For the withdrawal of the Russians from Grodno there were available two railroads, one running north to Vilna and another running at first southeast to Mosty, and there dividing into two branches by both of which finally in a roundabout way either Minsk or Kieff could be reached. The Germans, of course, were eager to cut off these lines of retreat.

They were thus also close to Molodetchno on the railway along which Ewarts was falling back from Skidel, Mosty, and Lida; and control of that junction would have put two Russian armies at their mercy. Just in time Ruszky was restored to the command of the northern group of Russian armies, and the victor of Rawa Ruska and Prasnysz was not doomed now to break his uniform record of success.
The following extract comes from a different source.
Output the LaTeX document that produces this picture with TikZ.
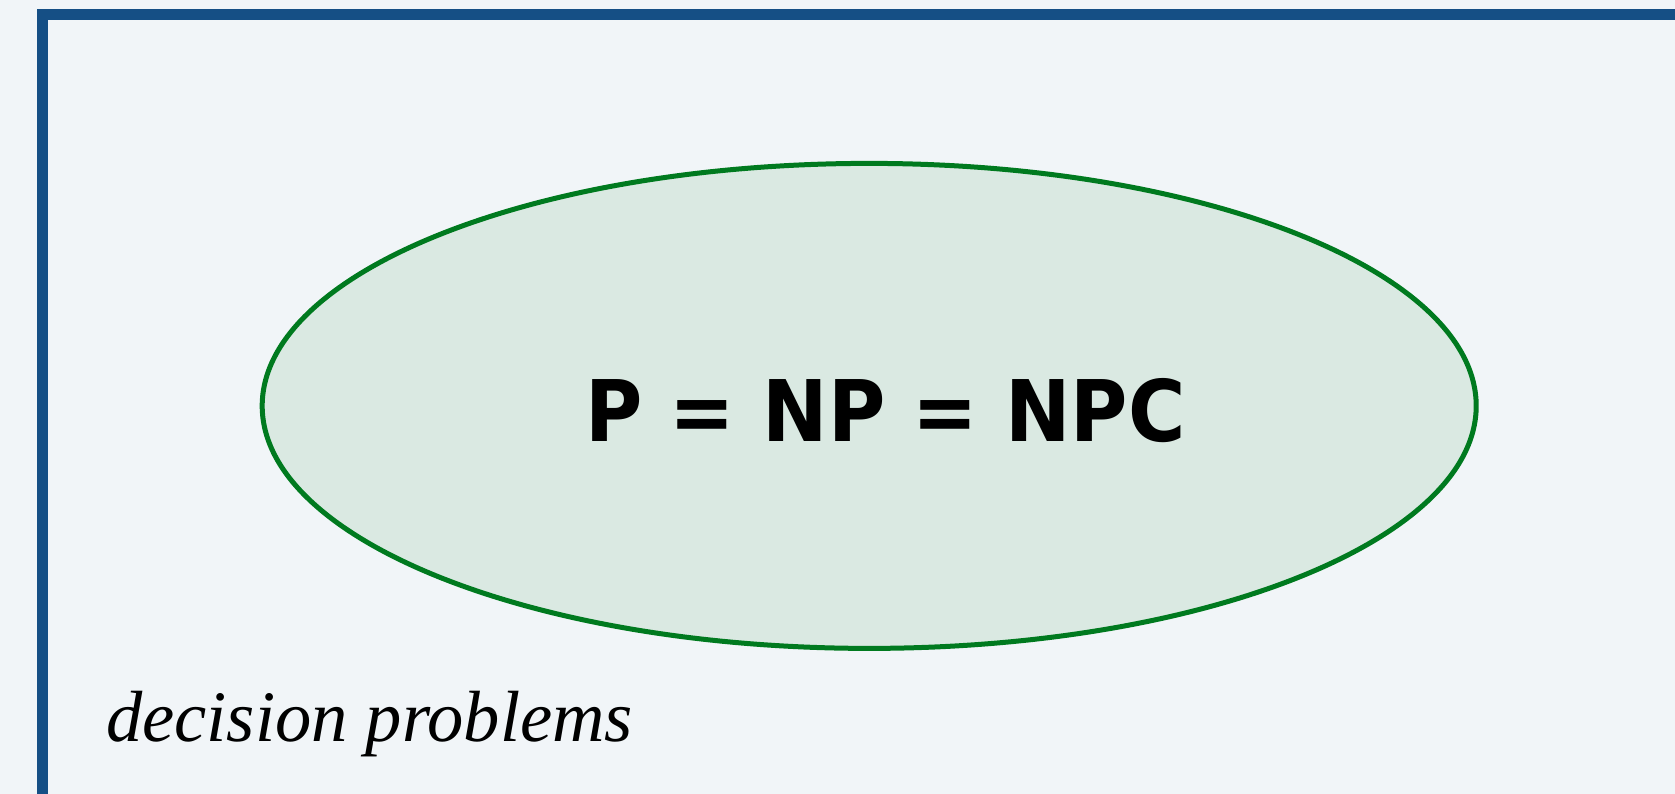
\documentclass[tikz,border=0pt]{standalone}
\usepackage{fontspec}
\setmainfont{Liberation Serif}
\newfontfamily\eqfont[FakeStretch=0.92]{DejaVu Sans}
\usepackage{tikz}
\usetikzlibrary{shapes,positioning,calc}
\definecolor{pagecolor}{RGB}{241, 245, 248}
\definecolor{framecolor}{RGB}{21, 79, 133}
\definecolor{setcolor}{RGB}{0, 122, 31}
\definecolor{setfill}{RGB}{218, 233, 226}

\begin{document}
\begin{tikzpicture}[x=1pt,y=1pt]
\useasboundingbox(0,0)rectangle(1675,794);
\clip(0,0)rectangle(1675,794);
\fill[pagecolor](0,0)rectangle(1675,794);
\draw[framecolor,line width=10.7pt](42.3,-30)--(42.3,779.2)--(1720,779.2);
\node[draw=setcolor,fill=setfill,line width=5pt,ellipse,minimum width=1214pt,minimum height=485pt,inner sep=0pt](pnp)at(869.2,388.1){};
\node[anchor=base,inner sep=0pt](eq)at(885.5,352){\eqfont\bfseries\fontsize{85}{100}\selectfont P = NP = NPC};
\node[anchor=base west,inner sep=0pt](dp)at(106,52){\itshape\fontsize{72.5}{86}\selectfont decision problems};
\end{tikzpicture}
\end{document}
Another of the small southern tributaries of the Niemen which offered excellent opportunities for resistance of which the Russians promptly availed themselves, was the Zelvianka River, which joins the Niemen just west of Mosty.

This line stretched south from the Niemen near Mosty to Volkovysk, then southeast to Rushana, thence east of the Pushany Marshes across the Jasiolda River near Chenisk to Drohichyn, on the Brest-Litovsk-Pinsk railroad. On the German and Austrian side these engagements were fought by the armies of Prince Leopold of Bavaria and Field Marshal von Mackensen.